Step 3: Back Up Applications

Use kubectl to extract YAML or JSON files for specific pods to back up pod definitions. For Helm-based applications, use the helm get manifest command to retrieve generated manifest files. Back up ConfigMaps and secrets within a namespace to capture application configurations.

Step 4: Back Up Persistent Volumes

AWS offers built-in snapshot tools to back up persistent volumes. Use the AWS ec2 create-snapshot command to create snapshots of EBS volumes attached to workloads. This creates a snapshot of the specified EBS volume for the backup.

While these examples show backing up individual resources, the process must be repeated many times to account for all resources in the cluster. As resources scale, workflow complexity increases proportionally. Automation and scripting can simplify the process, ensuring comprehensive protection without manual repetition.
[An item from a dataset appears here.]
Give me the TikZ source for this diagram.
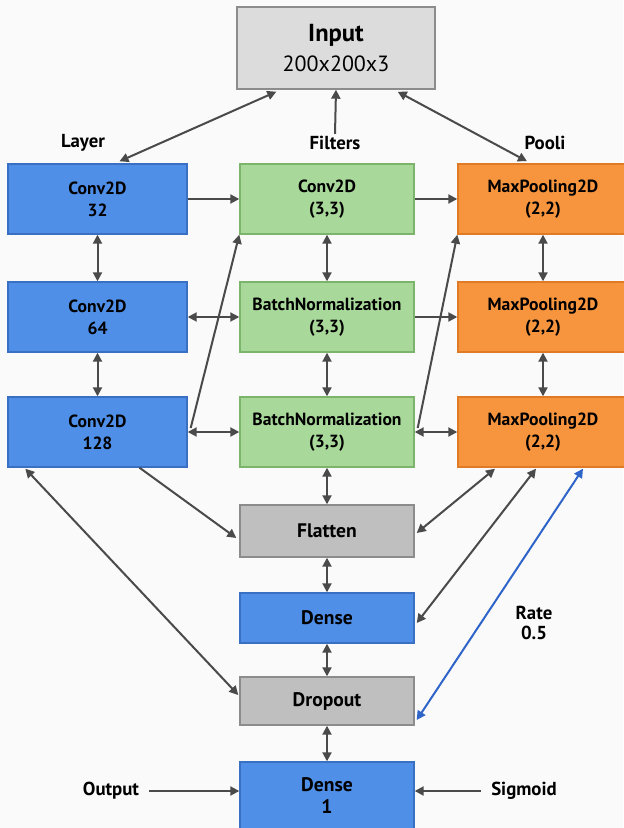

Developing an EKS Backup Strategy

The right backup strategy depends on your specific goals like disaster recovery, application mobility, or data protection. These objectives determine which backup levels to use.

Disaster Recovery

EKS point-in-time backups and restores can be created and used in case of outages at the primary site to restore an entire environment to a separate location, meeting disaster recovery needs. This requires a comprehensive cluster-level backup strategy capturing control plane components, nodes, networking, data volumes, and applications.

Application Mobility

Properly implemented application-aware backups provide a way to migrate apps between Kubernetes clusters and cloud providers by performing a point-in-time copy. This requires backing up application-specific data like configurations, databases, and associated persistent storage volumes.

Data Protection

Backup and recovery technology enables point-in-time backups and restores for cloud-native applications, guarding against data corruption or malicious activity. This requires backing up application data volumes, storage snapshots, and control plane components governing access control.

Ransomware Protection

S3 Object Lock can be used to create immutable backups of application data that cannot be deleted or encrypted by ransomware. This requires backing up application volumes to S3 buckets with Object Lock enabled at regular intervals.

While full-cluster backup is comprehensive, granular backup levels like control plane, node, data volume, and application better fit specific use cases. Organizations should combine these approaches based on requirements and application architecture to ensure protection and recovery at suitable levels.

Conclusion

In summary, comprehensive AWS EKS backup typically combines five levels: cluster, control plane, node, data volume, and application-level backup. Cluster-level backup delivers the most complete protection for full disaster recovery. More granular backup levels cater to specific use cases like application mobility across clusters or guarding application data against malicious activity.

Implementing EKS backup involves backing up control plane components like the API server and etcd database, worker node configurations, pod definitions, and taking snapshots of persistent storage volumes. As complexity increases with scale, automation and scripting simplify backup workflows.

An organization’s backup strategy should align to goals for disaster recovery, application mobility, or data protection. These objectives determine which backup levels to utilize. For example, disaster recovery depends on cluster-level backup for full environment restoration while application mobility relies on portable application data backups.

As EKS environments expand to support more diverse workloads, comprehensive data protection and disaster recovery become essential. The right combination of backup levels and automation provides failsafe EKS infrastructure along with the agility to adapt to new requirements.